> **Task statement**: Scan the lines below; pull out those with "that".

Entries with chart source code

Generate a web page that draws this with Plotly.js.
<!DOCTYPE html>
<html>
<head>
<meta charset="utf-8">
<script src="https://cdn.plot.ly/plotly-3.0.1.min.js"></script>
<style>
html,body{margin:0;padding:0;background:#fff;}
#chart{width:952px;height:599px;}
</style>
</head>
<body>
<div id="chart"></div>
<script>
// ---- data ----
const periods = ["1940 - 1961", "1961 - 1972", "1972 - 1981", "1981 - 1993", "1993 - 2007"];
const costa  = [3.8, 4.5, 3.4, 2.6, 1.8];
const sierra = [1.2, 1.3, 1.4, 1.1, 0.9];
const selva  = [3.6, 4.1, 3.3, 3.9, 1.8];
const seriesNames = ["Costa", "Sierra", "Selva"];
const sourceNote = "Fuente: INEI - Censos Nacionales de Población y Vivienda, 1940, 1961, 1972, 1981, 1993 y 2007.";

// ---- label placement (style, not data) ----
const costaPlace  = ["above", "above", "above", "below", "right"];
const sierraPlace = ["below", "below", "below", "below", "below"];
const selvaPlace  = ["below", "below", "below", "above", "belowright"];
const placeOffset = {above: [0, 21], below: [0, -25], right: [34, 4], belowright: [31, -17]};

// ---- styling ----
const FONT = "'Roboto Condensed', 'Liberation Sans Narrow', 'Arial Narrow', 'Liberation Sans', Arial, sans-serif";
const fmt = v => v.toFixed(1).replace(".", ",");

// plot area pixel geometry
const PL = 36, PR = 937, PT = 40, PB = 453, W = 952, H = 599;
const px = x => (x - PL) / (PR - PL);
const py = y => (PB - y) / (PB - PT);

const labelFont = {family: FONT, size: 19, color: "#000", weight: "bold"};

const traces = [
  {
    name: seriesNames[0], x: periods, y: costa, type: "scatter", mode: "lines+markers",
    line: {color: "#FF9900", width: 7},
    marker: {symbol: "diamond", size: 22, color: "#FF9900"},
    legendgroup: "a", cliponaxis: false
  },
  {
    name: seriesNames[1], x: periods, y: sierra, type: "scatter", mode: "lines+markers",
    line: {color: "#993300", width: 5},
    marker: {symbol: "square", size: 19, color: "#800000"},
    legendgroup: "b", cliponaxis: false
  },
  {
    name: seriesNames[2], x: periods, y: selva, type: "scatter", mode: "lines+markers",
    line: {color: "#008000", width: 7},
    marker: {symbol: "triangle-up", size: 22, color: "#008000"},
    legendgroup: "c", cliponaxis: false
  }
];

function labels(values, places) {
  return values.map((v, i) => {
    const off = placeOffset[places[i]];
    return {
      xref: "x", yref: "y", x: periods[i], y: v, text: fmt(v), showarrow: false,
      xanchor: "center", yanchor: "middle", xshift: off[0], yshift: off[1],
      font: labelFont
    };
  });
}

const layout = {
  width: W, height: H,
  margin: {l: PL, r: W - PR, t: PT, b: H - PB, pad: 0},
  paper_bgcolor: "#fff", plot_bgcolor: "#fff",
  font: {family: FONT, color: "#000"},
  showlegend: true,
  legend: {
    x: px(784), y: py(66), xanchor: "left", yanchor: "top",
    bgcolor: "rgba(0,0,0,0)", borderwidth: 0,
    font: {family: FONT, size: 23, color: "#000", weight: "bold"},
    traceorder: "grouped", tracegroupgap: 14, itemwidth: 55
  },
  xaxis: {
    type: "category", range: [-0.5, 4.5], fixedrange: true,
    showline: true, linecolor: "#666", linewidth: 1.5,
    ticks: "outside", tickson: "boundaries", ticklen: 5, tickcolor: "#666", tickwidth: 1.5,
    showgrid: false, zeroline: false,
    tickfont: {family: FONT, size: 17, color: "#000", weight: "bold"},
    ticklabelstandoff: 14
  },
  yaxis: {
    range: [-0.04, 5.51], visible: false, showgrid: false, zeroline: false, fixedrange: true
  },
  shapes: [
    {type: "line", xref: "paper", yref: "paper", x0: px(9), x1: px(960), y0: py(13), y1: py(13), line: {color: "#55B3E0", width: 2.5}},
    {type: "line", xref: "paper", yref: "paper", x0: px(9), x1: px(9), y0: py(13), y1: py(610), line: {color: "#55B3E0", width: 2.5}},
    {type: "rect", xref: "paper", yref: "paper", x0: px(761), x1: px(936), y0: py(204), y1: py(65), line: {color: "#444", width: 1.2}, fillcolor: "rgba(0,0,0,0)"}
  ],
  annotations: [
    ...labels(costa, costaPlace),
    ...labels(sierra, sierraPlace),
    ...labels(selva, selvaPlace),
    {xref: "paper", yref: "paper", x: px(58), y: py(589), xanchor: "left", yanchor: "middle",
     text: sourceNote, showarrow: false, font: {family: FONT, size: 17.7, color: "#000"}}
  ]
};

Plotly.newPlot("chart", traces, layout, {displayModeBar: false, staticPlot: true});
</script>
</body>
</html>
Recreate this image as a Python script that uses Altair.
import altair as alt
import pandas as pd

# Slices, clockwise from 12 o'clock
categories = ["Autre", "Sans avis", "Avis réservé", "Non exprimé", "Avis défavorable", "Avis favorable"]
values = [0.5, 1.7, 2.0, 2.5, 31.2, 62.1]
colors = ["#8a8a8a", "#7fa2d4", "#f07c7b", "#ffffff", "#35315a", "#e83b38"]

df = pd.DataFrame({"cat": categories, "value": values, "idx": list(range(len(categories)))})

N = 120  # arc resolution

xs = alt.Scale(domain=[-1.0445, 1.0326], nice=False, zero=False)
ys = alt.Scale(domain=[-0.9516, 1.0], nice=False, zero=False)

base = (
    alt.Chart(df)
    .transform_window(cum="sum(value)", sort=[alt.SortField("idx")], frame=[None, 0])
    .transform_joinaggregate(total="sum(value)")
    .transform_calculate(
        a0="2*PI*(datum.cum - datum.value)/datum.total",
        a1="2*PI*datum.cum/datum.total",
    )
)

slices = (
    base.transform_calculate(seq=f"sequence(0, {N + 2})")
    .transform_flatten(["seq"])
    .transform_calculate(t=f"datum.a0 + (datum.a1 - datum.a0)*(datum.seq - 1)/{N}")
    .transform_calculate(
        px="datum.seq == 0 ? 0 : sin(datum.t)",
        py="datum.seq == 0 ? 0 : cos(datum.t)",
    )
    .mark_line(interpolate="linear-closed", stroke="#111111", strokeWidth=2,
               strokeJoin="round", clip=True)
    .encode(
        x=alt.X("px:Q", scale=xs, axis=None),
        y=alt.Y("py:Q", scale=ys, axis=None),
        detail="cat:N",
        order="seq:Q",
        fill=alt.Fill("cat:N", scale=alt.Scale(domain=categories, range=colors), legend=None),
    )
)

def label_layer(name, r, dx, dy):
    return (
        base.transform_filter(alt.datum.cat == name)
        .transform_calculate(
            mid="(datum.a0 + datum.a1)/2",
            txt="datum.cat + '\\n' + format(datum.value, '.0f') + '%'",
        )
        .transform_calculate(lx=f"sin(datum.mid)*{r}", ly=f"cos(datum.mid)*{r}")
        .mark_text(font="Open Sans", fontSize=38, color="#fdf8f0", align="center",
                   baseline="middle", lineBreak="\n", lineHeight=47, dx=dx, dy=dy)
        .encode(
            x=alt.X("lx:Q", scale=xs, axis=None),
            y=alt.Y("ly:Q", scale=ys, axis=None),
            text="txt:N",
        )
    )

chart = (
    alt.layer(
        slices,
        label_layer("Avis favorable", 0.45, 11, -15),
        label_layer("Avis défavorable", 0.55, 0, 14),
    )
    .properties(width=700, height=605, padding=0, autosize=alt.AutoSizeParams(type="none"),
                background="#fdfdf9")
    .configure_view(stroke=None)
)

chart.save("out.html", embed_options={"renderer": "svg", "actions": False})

> **The result**:
Generate a web page that draws this with Plotly.js.
Recreate this image as a Python script that uses Altair.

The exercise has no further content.